*EXERCISE DESCRIPTION*.
Word for word, set down the records and skip each picture.

*GIVEN RECORDS*.

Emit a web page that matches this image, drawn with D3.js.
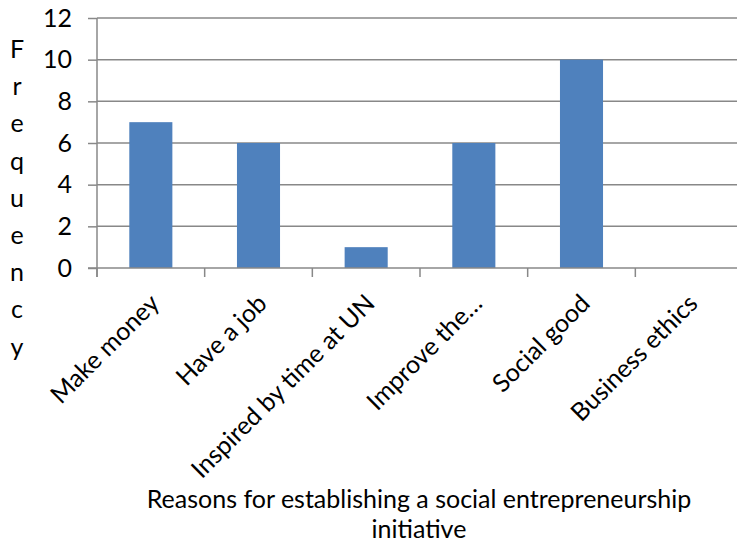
<!DOCTYPE html>
<html>
<head>
<meta charset="utf-8">
<script src="https://cdn.jsdelivr.net/npm/d3@7"></script>
<style>
  body { margin: 0; background: #fff; }
  svg text { font-family: Lato, "Open Sans", sans-serif; fill: #000; }
</style>
</head>
<body>
<svg id="chart"></svg>
<script>
const categories = ["Make money", "Have a job", "Inspired by time at UN", "Improve the…", "Social good", "Business ethics"];
const frequency = [7, 6, 1, 6, 10, 0];
const yTicks = [0, 2, 4, 6, 8, 10, 12];
const yTitle = "Frequency";
const xTitle = ["Reasons for establishing a social entrepreneurship", "initiative"];

const width = 737, height = 550;
const plot = { left: 97, right: 743, top: 18, bottom: 268 };
const fontSize = 25;

const svg = d3.select("#chart")
  .attr("width", width)
  .attr("height", height);

const x = d3.scaleBand()
  .domain(categories)
  .range([plot.left, plot.right])
  .paddingInner(0.6)
  .paddingOuter(0.3);

const y = d3.scaleLinear()
  .domain([0, 12])
  .range([plot.bottom, plot.top]);

// gridlines
svg.append("g")
  .selectAll("line")
  .data(yTicks.filter(d => d > 0))
  .join("line")
  .attr("x1", plot.left)
  .attr("x2", plot.right)
  .attr("y1", d => y(d))
  .attr("y2", d => y(d))
  .attr("stroke", "#888")
  .attr("stroke-width", 1.5);

// bars
svg.append("g")
  .selectAll("rect")
  .data(categories)
  .join("rect")
  .attr("x", d => x(d))
  .attr("y", (d, i) => y(frequency[i]))
  .attr("width", x.bandwidth())
  .attr("height", (d, i) => y(0) - y(frequency[i]))
  .attr("fill", "#4f81bd");

// y axis
const yAxis = svg.append("g")
  .attr("transform", `translate(${plot.left},0)`)
  .call(d3.axisLeft(y).tickValues(yTicks).tickSize(9).tickPadding(16));
yAxis.select(".domain").remove();
yAxis.selectAll(".tick line").attr("stroke", "#888").attr("stroke-width", 1.5);
yAxis.selectAll(".tick text")
  .attr("font-size", fontSize)
  .style("font-family", "Lato");
yAxis.append("line")
  .attr("y1", plot.top)
  .attr("y2", plot.bottom + 9)
  .attr("stroke", "#888")
  .attr("stroke-width", 1.5);

// x axis
const step = x.step();
const xBoundaries = d3.range(categories.length + 1).map(i => plot.left + i * step);
svg.append("line")
  .attr("x1", plot.left - 9)
  .attr("x2", plot.right)
  .attr("y1", plot.bottom)
  .attr("y2", plot.bottom)
  .attr("stroke", "#888")
  .attr("stroke-width", 1.5);
svg.append("g")
  .selectAll("line")
  .data(xBoundaries)
  .join("line")
  .attr("x1", d => d)
  .attr("x2", d => d)
  .attr("y1", plot.bottom)
  .attr("y2", plot.bottom + 9)
  .attr("stroke", "#888")
  .attr("stroke-width", 1.5);

// category labels
svg.append("g")
  .selectAll("text")
  .data(categories)
  .join("text")
  .attr("transform", d => `translate(${x(d) + x.bandwidth() / 2 + 10},${plot.bottom + 37}) rotate(-45)`)
  .attr("text-anchor", "end")
  .attr("font-size", fontSize)
  .text(d => d);

// y title, letters stacked
svg.append("g")
  .selectAll("text")
  .data(yTitle.split(""))
  .join("text")
  .attr("x", 17)
  .attr("y", (d, i) => 58 + i * 37.2)
  .attr("text-anchor", "middle")
  .attr("font-size", fontSize)
  .text(d => d);

// x title
svg.append("g")
  .selectAll("text")
  .data(xTitle)
  .join("text")
  .attr("x", 419)
  .attr("y", (d, i) => 508 + i * 30)
  .attr("text-anchor", "middle")
  .attr("font-size", fontSize)
  .text(d => d);
</script>
</body>
</html>
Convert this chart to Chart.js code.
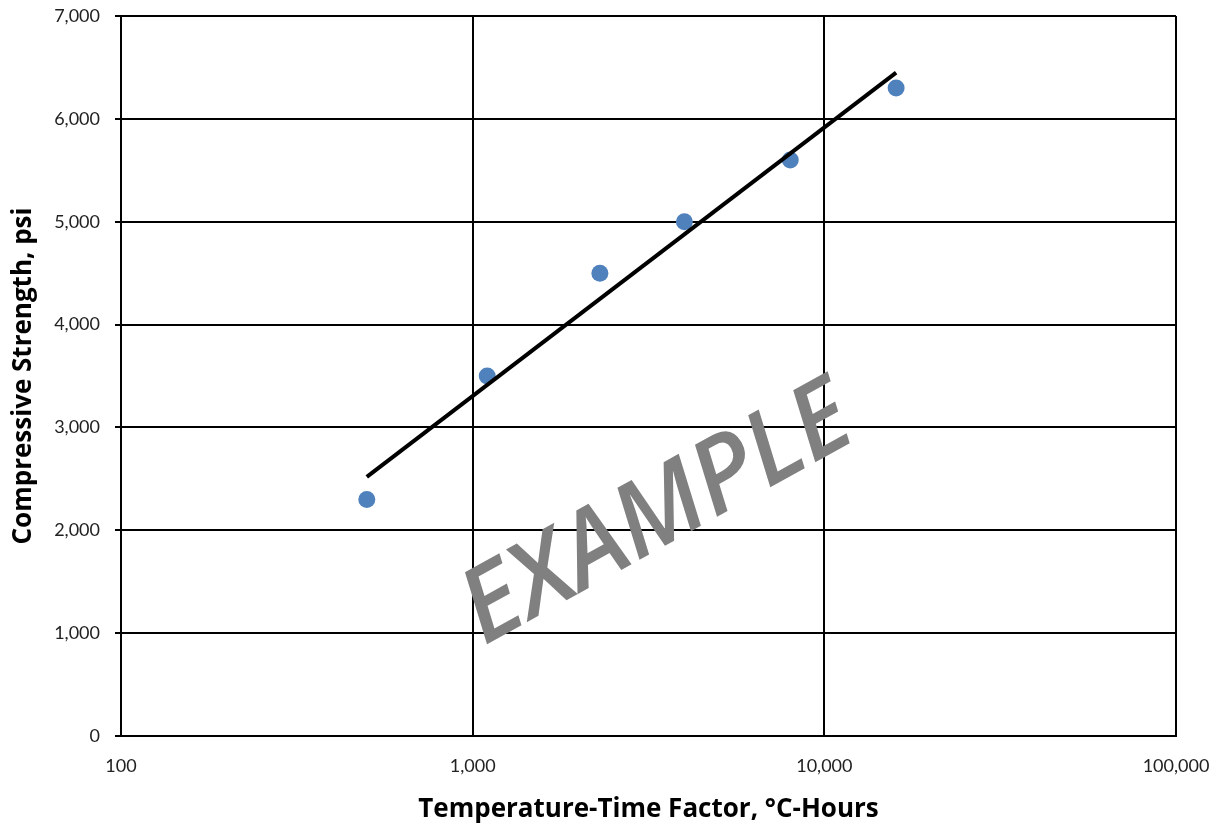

*WORKED SOLUTION*.
Emit a web page that matches this image, drawn with D3.js.
<!DOCTYPE html>
<html>
<head>
<meta charset="utf-8">
<script src="https://cdn.jsdelivr.net/npm/d3@7"></script>
<style>
  body { margin: 0; background: #fff; }
  svg text { font-family: Lato, "Open Sans", sans-serif; fill: #000; }
</style>
</head>
<body>
<svg id="chart"></svg>
<script>
const categories = ["Make money", "Have a job", "Inspired by time at UN", "Improve the…", "Social good", "Business ethics"];
const frequency = [7, 6, 1, 6, 10, 0];
const yTicks = [0, 2, 4, 6, 8, 10, 12];
const yTitle = "Frequency";
const xTitle = ["Reasons for establishing a social entrepreneurship", "initiative"];

const width = 737, height = 550;
const plot = { left: 97, right: 743, top: 18, bottom: 268 };
const fontSize = 25;

const svg = d3.select("#chart")
  .attr("width", width)
  .attr("height", height);

const x = d3.scaleBand()
  .domain(categories)
  .range([plot.left, plot.right])
  .paddingInner(0.6)
  .paddingOuter(0.3);

const y = d3.scaleLinear()
  .domain([0, 12])
  .range([plot.bottom, plot.top]);

// gridlines
svg.append("g")
  .selectAll("line")
  .data(yTicks.filter(d => d > 0))
  .join("line")
  .attr("x1", plot.left)
  .attr("x2", plot.right)
  .attr("y1", d => y(d))
  .attr("y2", d => y(d))
  .attr("stroke", "#888")
  .attr("stroke-width", 1.5);

// bars
svg.append("g")
  .selectAll("rect")
  .data(categories)
  .join("rect")
  .attr("x", d => x(d))
  .attr("y", (d, i) => y(frequency[i]))
  .attr("width", x.bandwidth())
  .attr("height", (d, i) => y(0) - y(frequency[i]))
  .attr("fill", "#4f81bd");

// y axis
const yAxis = svg.append("g")
  .attr("transform", `translate(${plot.left},0)`)
  .call(d3.axisLeft(y).tickValues(yTicks).tickSize(9).tickPadding(16));
yAxis.select(".domain").remove();
yAxis.selectAll(".tick line").attr("stroke", "#888").attr("stroke-width", 1.5);
yAxis.selectAll(".tick text")
  .attr("font-size", fontSize)
  .style("font-family", "Lato");
yAxis.append("line")
  .attr("y1", plot.top)
  .attr("y2", plot.bottom + 9)
  .attr("stroke", "#888")
  .attr("stroke-width", 1.5);

// x axis
const step = x.step();
const xBoundaries = d3.range(categories.length + 1).map(i => plot.left + i * step);
svg.append("line")
  .attr("x1", plot.left - 9)
  .attr("x2", plot.right)
  .attr("y1", plot.bottom)
  .attr("y2", plot.bottom)
  .attr("stroke", "#888")
  .attr("stroke-width", 1.5);
svg.append("g")
  .selectAll("line")
  .data(xBoundaries)
  .join("line")
  .attr("x1", d => d)
  .attr("x2", d => d)
  .attr("y1", plot.bottom)
  .attr("y2", plot.bottom + 9)
  .attr("stroke", "#888")
  .attr("stroke-width", 1.5);

// category labels
svg.append("g")
  .selectAll("text")
  .data(categories)
  .join("text")
  .attr("transform", d => `translate(${x(d) + x.bandwidth() / 2 + 10},${plot.bottom + 37}) rotate(-45)`)
  .attr("text-anchor", "end")
  .attr("font-size", fontSize)
  .text(d => d);

// y title, letters stacked
svg.append("g")
  .selectAll("text")
  .data(yTitle.split(""))
  .join("text")
  .attr("x", 17)
  .attr("y", (d, i) => 58 + i * 37.2)
  .attr("text-anchor", "middle")
  .attr("font-size", fontSize)
  .text(d => d);

// x title
svg.append("g")
  .selectAll("text")
  .data(xTitle)
  .join("text")
  .attr("x", 419)
  .attr("y", (d, i) => 508 + i * 30)
  .attr("text-anchor", "middle")
  .attr("font-size", fontSize)
  .text(d => d);
</script>
</body>
</html>
Convert this chart to Chart.js code.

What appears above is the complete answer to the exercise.